Here’s the part that was not said: “If you don’t possess the willpower to write daily, you’re not a writer and you’re a bad person with low moral character because you will lie and tell people that you’re a writer when you’re not writing. You will never be one of those alums that we brag about in the brochure. Instead you will become one of those other creatures, the ones we don’t talk about, the ones who have an MFA but aren’t making a living with their art. Good luck with that.”

It wasn’t said, but I heard it.

So what’s happened? Why did I stop? Well, I scoffed at the panel and graduated in July. And then I spent several weeks rewriting a novelette and then I decided to give myself a nice long, happy break. It seemed well-deserved; two of my short stories have been accepted for publication this fall in various literary journals, the novelette has been submitted, and I’ve been doing well on the freelance front. I mean clearly, I can afford to be lazy. Right? Wrong. Without a kick in the pants from a mentor, or a prof or an editor, the words have dried up. Thank god for my writing groups. They are the only folks pushing me forward with my work right now. Because I know they’re waiting for it, I make the time to sit down and write for them.

A couple days ago I rewrote the intro to a chapter I was submitting to a group. I was in a better mood all day. So I’m trying to get back on track. Yesterday I jotted a few lines of my novel down in a notebook while I was waiting for my students. I decided to blog more often in an effort to prime the creative pump. I need to create some sort of schedule so that I can revise my novel while creating new work – I have an unfinished zombie piece which I think is very exciting. Tomorrow I’m going to place “Write” at the top of my to-do list, and I will write it in all caps.

As my MFA program winds down, I’m seeing lots of members of my cohort (that’s MFA-speak for “my class”) writing Facebook statuses that look like this:

Joe Schmo has typed the last words.

Jane Doe sending her thesis out, OMG collapsing brb.

BobTodd just typed THE END.

I’m going to be honest.
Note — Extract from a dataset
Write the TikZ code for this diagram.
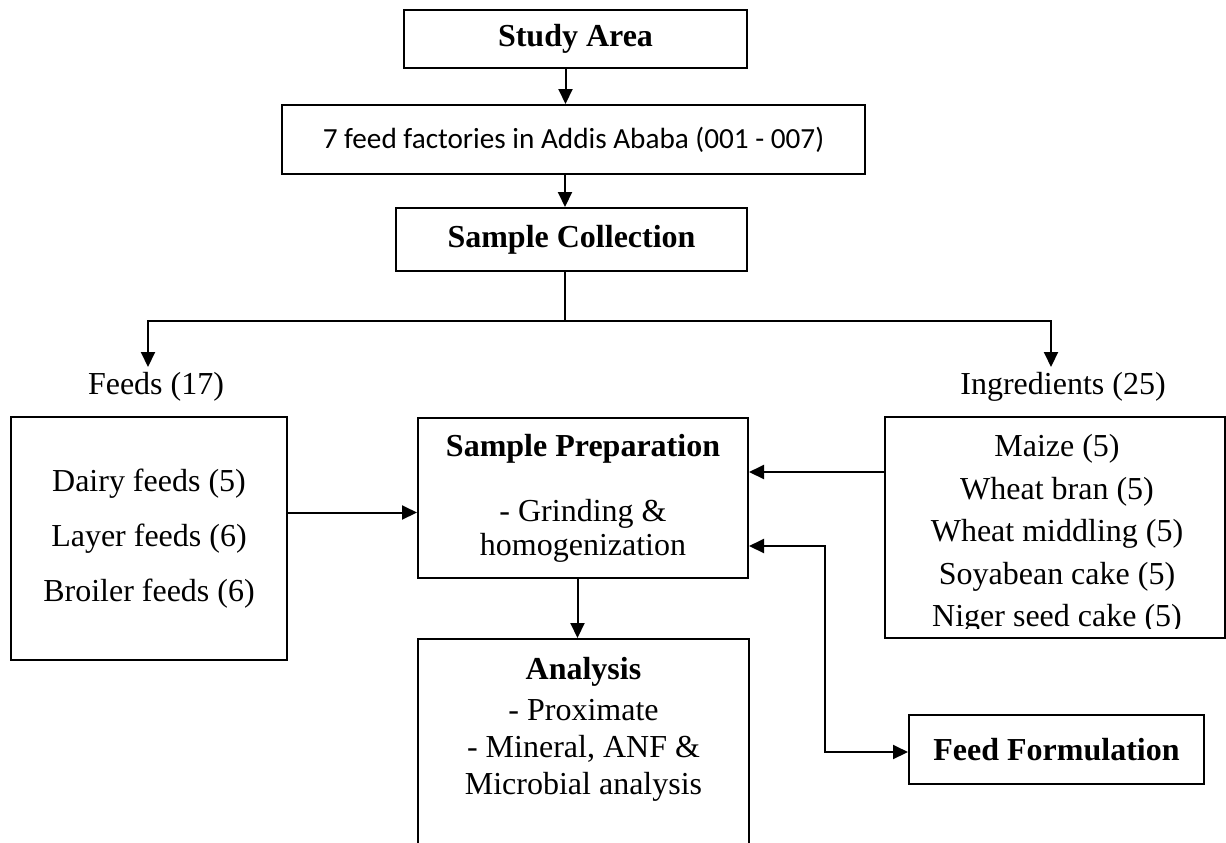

While I’m happy for my classmates and proud of their accomplishments, I’m jealous. The portion of my novel that is acting as my thesis is  complete, but I want to type THE END. And I thought the end was imminent (and not in a Harold Camping kind of way). Two weeks ago I wrote that I was beginning to write the end of the novel, and I was, but here’s the thing – the end of the novel just keeps getting further and further away.

The excellent Phil Lemos (who typed THE END on May 16) recently blogged that he was proud to have finished his novel. He wrote that he had started many novels in his life:

I emphasize the word “start,” because I would always get about 20 pages in before something else would command my attention — birthday parties, homework, the latest comic book — and I would toss the novel aside.

I know the feeling. I have a filing cabinet drawer dedicated to dead novels. Below are a few examples of the things that languish in my little drawer of horrors:

•There’s one novel, written when I was 15 years old, which thankfully petered out by the time I turned 16. I wrote about drinking and drugs and lots of other things I had no experience with as a 15-year-old. As a result of my innocence, bizarre things happen. My characters take one sip of beer and are wasted. Someone walks by a pot smoker and suddenly starts acting as if they’ve been dropping acid. It’s like Reefer Madness, but in the form of a bad novel. I should have thrown this manuscript out when I was in college, but I keep it as a reminder of how bad my writing can be.

•There’s another, almost complete novel, which features dinosaurs and a theme park in a dying Midwestern mill town. It’s a really good science fiction novel, if  I do say so myself, and I’m very proud of it. I hope to salvage it someday by rewriting everything in third person, because it does have some flaws. The biggest flaw?  Michael Crichton already wrote it. It’s called Jurassic Park.

• There’s an action novella (written before Sept. 11) featuring a reluctant member of a domestic terrorist group who is forced to go to Boston in order to  pick up a mysterious package. That piece is almost done. I’ve already written the ending. It’s missing two pages, right between the ending and where I stopped writing. It’s been like that for a decade. Just two pages.

And there’s my real problem, because that’s where I always stop writing. I write the end. I write almost all the way up to the end, and then I stop. I get distracted by life, or, more likely, by another novel idea.

I’ve overcome some of these obstacles. I’ve been dragging my feet creatively for some time, but I’ve stayed strong – I’m writing at least 500 words every day. And last month I knew I must be getting near the end because I came up with a new novel idea, an opening scene and a soundtrack to listen to while writing it. I jotted down some notes and resisted it. I kept on plugging along with my current project.

But now I realize that I’m falling into my old habits. I’ve already written the last page. And I’m trying to close the gap between where I am now – which seems not far from the end – and that final couple of paragraphs. Two weeks ago I thought the end was very, very close. No more than a day or two of writing.

But the more I write, the more it seems like I’m just filling out my daily word count and not advancing the plot. All of a sudden my protagonist heads off to do something completely unrelated to the story. Or stands in a park, musing. Could it be that I’m actually trying not to finish the novel? Am I afraid to say good bye to the characters? It seems more likely that I’m just afraid to finish my draft.

Why? Maybe because  a finished draft brings me one step closer to being accepted, rejected  or ignored by agents, publishers, the reading public and potentially by my friends and family. Or maybe I just like a little self sabotage to spice up my semester.

Or maybe it’s none of those things and I’m just the slow kid in class. It always did take me longer to eat my lunch and finish my math homework.